● **Dataset section**
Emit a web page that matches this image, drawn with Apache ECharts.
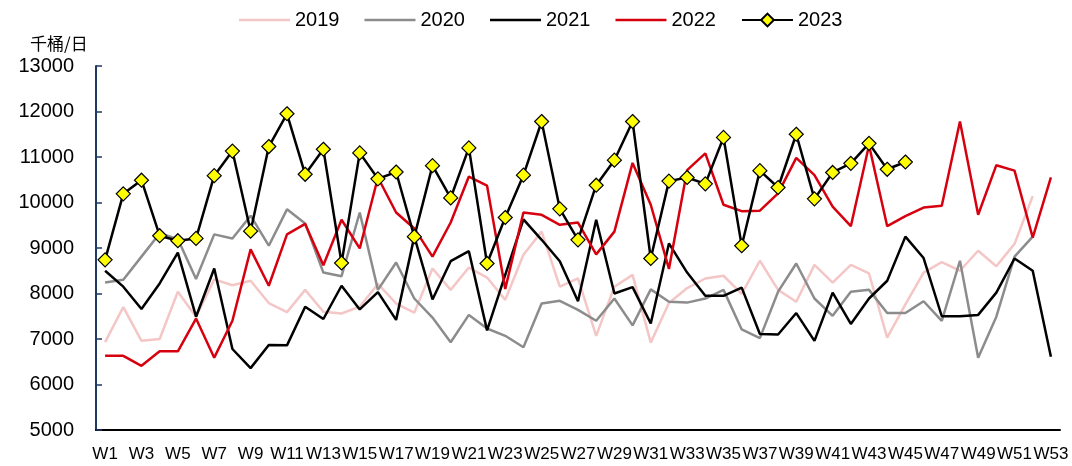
<!DOCTYPE html>
<html>
    <head>
        <meta charset="utf-8">
        <script src="https://cdn.jsdelivr.net/npm/echarts@6/dist/echarts.min.js"></script>
    </head>
    <body>
        <style>
            html, body, #main {
                width: 100%;
                height: 100%;
                margin: 0;
                background: #fff;
            }
        </style>
        <div id="main"></div>
        <script>

            var weeks = [];
            for (var w = 1; w <= 53; w++) {
                weeks.push('W' + w);
            }

            var years = ['2019', '2020', '2021', '2022', '2023'];

            var data2019 = [6930, 7700, 6960, 7000, 8040, 7490, 8310, 8180, 8280, 7790,
                7590, 8080, 7600, 7560, 7710, 8210, 7780, 7580, 8550, 8080,
                8570, 8350, 7860, 8850, 9360, 8150, 8330, 7070, 8150, 8410,
                6920, 7790, 8120, 8330, 8390, 7990, 8720, 8080, 7820, 8630,
                8240, 8630, 8440, 7030, 7760, 8460, 8690, 8500, 8940, 8600,
                9090, 10140];

            var data2020 = [8240, 8300, 8810, 9320, 9200, 8320, 9300, 9210, 9710, 9050,
                9850, 9540, 8460, 8380, 9780, 8080, 8680, 7890, 7470, 6930,
                7530, 7230, 7070, 6820, 7780, 7840, 7640, 7400, 7890, 7300,
                8090, 7820, 7800, 7890, 8080, 7210, 7020, 8040, 8660, 7890,
                7510, 8040, 8080, 7570, 7570, 7830, 7400, 8720, 6590, 7490,
                8810, 9250];

            var data2021 = [8500, 8150, 7660, 8220, 8900, 7490, 8550, 6780, 6360, 6870,
                6860, 7710, 7440, 8170, 7650, 8030, 7420, 9250, 7870, 8710,
                8930, 7190, 8410, 9630, 9180, 8710, 7830, 9620, 8000, 8140,
                7340, 9100, 8460, 7950, 7950, 8130, 7110, 7100, 7570, 6960,
                8020, 7330, 7890, 8280, 9250, 8780, 7500, 7500, 7530, 8020,
                8770, 8500, 6610];

            var data2022 = [6630, 6630, 6410, 6730, 6730, 7450, 6590, 7400, 8970, 8170,
                9300, 9530, 8620, 9620, 8990, 10550, 9780, 9430, 8810, 9560,
                10570, 10370, 8100, 9780, 9730, 9510, 9560, 8860, 9360, 10870,
                9950, 8540, 10710, 11080, 9950, 9810, 9820, 10200, 10980, 10600,
                9910, 9480, 11260, 9480, 9700, 9890, 9930, 11780, 9730, 10820,
                10700, 9230, 10550];

            var data2023 = [8740, 10190, 10490, 9270, 9160, 9210, 10590, 11130, 9370, 11230,
                11950, 10620, 11170, 8670, 11090, 10520, 10670, 9250, 10810, 10100,
                11200, 8660, 9670, 10600, 11780, 9860, 9180, 10380, 10930, 11780,
                8770, 10470, 10550, 10410, 11430, 9050, 10700, 10330, 11500, 10080,
                10660, 10860, 11300, 10730, 10890];

            // flat bar used as legend icon for the plain lines
            var lineIcon = 'path://M0,0 L51,0 L51,2.5 L0,2.5 Z';

            var chart = echarts.init(document.getElementById('main'));

            function plainLine(name, data, color, z) {
                return {
                    name: name,
                    type: 'line',
                    data: data,
                    symbol: 'none',
                    z: z,
                    lineStyle: {
                        color: color,
                        width: 2.5
                    },
                    itemStyle: {
                        color: color
                    }
                };
            }

            chart.setOption({
                animation: false,
                textStyle: {
                    fontFamily: 'Liberation Sans'
                },
                legend: {
                    left: 234,
                    top: 5,
                    itemWidth: 51,
                    itemHeight: 16,
                    itemGap: 25,
                    data: [
                        { name: years[0], icon: lineIcon },
                        { name: years[1], icon: lineIcon },
                        { name: years[2], icon: lineIcon },
                        { name: years[3], icon: lineIcon },
                        { name: years[4] }
                    ],
                    textStyle: {
                        fontSize: 20,
                        color: '#000'
                    }
                },
                graphic: [{
                    type: 'text',
                    left: 30,
                    top: 35,
                    style: {
                        text: '千桶/日',
                        fontSize: 17,
                        fontFamily: 'Noto Sans CJK SC',
                        fill: '#000'
                    }
                }],
                grid: {
                    left: 96,
                    right: 12,
                    top: 66,
                    bottom: 36
                },
                xAxis: {
                    type: 'category',
                    data: weeks,
                    boundaryGap: true,
                    axisLine: {
                        lineStyle: { color: '#000', width: 2 }
                    },
                    axisTick: {
                        inside: true,
                        length: 6,
                        lineStyle: { color: '#000', width: 1.5 }
                    },
                    axisLabel: {
                        interval: 1,
                        margin: 16,
                        fontSize: 17,
                        color: '#000'
                    },
                    splitLine: { show: false }
                },
                yAxis: {
                    type: 'value',
                    min: 5000,
                    max: 13000,
                    interval: 1000,
                    axisLine: {
                        show: true,
                        lineStyle: { color: '#1f3864', width: 2 }
                    },
                    axisTick: {
                        show: true,
                        inside: true,
                        length: 6,
                        lineStyle: { color: '#1f3864', width: 1.5 }
                    },
                    axisLabel: {
                        margin: 22,
                        fontSize: 20,
                        color: '#000',
                        formatter: function (v) {
                            return String(v);
                        }
                    },
                    splitLine: { show: false }
                },
                series: [
                    plainLine('2019', data2019, '#f4c6c6', 1),
                    plainLine('2020', data2020, '#8c8c8c', 2),
                    plainLine('2021', data2021, '#000000', 3),
                    plainLine('2022', data2022, '#d7000f', 4),
                    {
                        name: '2023',
                        type: 'line',
                        data: data2023,
                        z: 5,
                        symbol: 'diamond',
                        symbolSize: 14,
                        showAllSymbol: true,
                        lineStyle: {
                            color: '#000',
                            width: 2.5
                        },
                        itemStyle: {
                            color: '#ffff00',
                            borderColor: '#000',
                            borderWidth: 1.2
                        }
                    }
                ]
            });

        </script>
    </body>
</html>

● **Task details**
Print, exactly as written, the lines above from the first one to the one containing "var years = ['2019', '2020', '2021', '2022', '2023'];". Leave out pictures.

● **Output below**
Emit a web page that matches this image, drawn with Apache ECharts.
<!DOCTYPE html>
<html>
    <head>
        <meta charset="utf-8">
        <script src="https://cdn.jsdelivr.net/npm/echarts@6/dist/echarts.min.js"></script>
    </head>
    <body>
        <style>
            html, body, #main {
                width: 100%;
                height: 100%;
                margin: 0;
                background: #fff;
            }
        </style>
        <div id="main"></div>
        <script>

            var weeks = [];
            for (var w = 1; w <= 53; w++) {
                weeks.push('W' + w);
            }

            var years = ['2019', '2020', '2021', '2022', '2023'];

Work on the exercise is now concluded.